The remuneration of directors and members of the executive committee was as set forth in the table below.
| | | | | | | | | | | | | | | | | | | | | | | | | | | | | | | | | | | |
| 06/30/2022 | | 06/30/2023 |
(amounts in thousands of euros) | Salary / fees | | Retirement benefits | | Share based payments | | Salary / fees | | Retirement benefits | | Share based payments |
Executive officers / VP and qualified person | 630 | | | 110 | | | 222 | | | 875 | | | 11 | | | 136 | |
Executive committee | 993 | | | 61 | | | 20 | | | 368 | | | 8 | | | (169) | |
Board of directors | 193 | | | | | | | 156 | | | — | | | — | |
Total | 1,816 | | | 171 | | | 242 | | | 1,399 | | | 19 | | | (33) | |
On June 23, 2023 following the merger, a new governance structure was implemented, with Didier Hoch as Chairman of the Board of Directors, Gil Beyen as Vice Chairman, Thibaut du Fayet as Chief Executive Officer and two Deputy General Managers (Jérôme Bailly and Eric Soyer) and members of the Board of Directors and members of the executive committee.
On June 23, 2023, the Board of Directors authorized the agreements and commitments listed below and covered by Articles L. 225-38 et seq. of the French Commercial Code in favor of Mr.

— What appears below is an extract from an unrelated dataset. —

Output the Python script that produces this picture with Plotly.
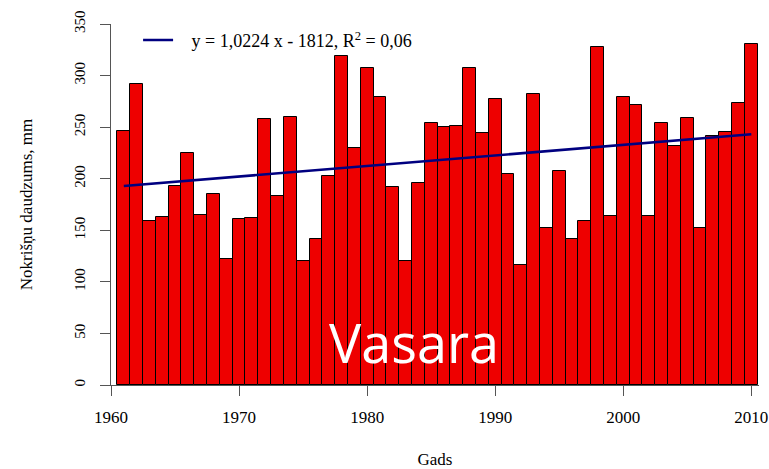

Thibaut du Fayet, the Company's Chief Executive Officer:
•Severance pay equal to twelve times the average monthly remuneration received during the twelve months preceding the revocation decision or the expiry of the term of office, subject to performance conditions;
•Additional retirement agreement: the contributions financing the additional retirement agreement with defined contributions would be entirely assumed by the Company;
•Health insurance: the Company will pay 60% of the total monthly contribution to the health insurance scheme, in accordance with the established agreement;
•Death, disability and incapacity coverage:
•General scheme: the Company will pay 60% of contributions to the general employee benefits scheme.
•Supplementary retirement plan: 50% of the contributions to the supplementary retirement plan will be paid by the Company.
•Additional provident fund: contributions to finance the supplementary benefit plan will be fully paid by the Company.
As a result of a termination or change of duties,the Chief Executive Officer and the two Deputy General Managers, could receive a compensation equal to their remuneration during the last 12 months, as well as non-competition indemnities of up to 18 months salary.
The Company has no other related parties.
7. OFF-BALANCE SHEET COMMITMENTS
Collaborative arrangements
Agreement with SQZ Biotechnologies
On June 24, 2019, the Company entered into a collaboration agreement with SQZ Biotechnologies, a cell therapy company developing novel treatments in multiple therapeutic areas, to advance novel red blood cell-based therapeutics for immune modulation. Under the terms of the agreement, the Company has granted to SQZ Biotechnologies an exclusive worldwide license to develop antigen specific immune modulating therapies employing red blood cell-based approaches. Combining SQZ Biotechnologies’ proprietary and versatile cell engineering platform with the intellectual property of the Company related to red blood cell-based therapeutics is intended to allow for the rapid development of a broad pipeline of novel immunomodulatory products addressing multiple indications.
The agreement provides for:
•An upfront payment of $1 million, equivalent to €0.9 million when recognized in 2019;
•Potential development, regulatory and commercial milestone payments up to $56 million for the first product successfully developed by SQZ Biotechnologies under this agreement;
•The Company could also receive progressive royalties based on future sales.
Lease agreements
Sublease in the United-States
In July 2019 and June 2021, the Company signed two sublease agreements for its premises located in Cambridge. The sublease in the US ended in January 2023.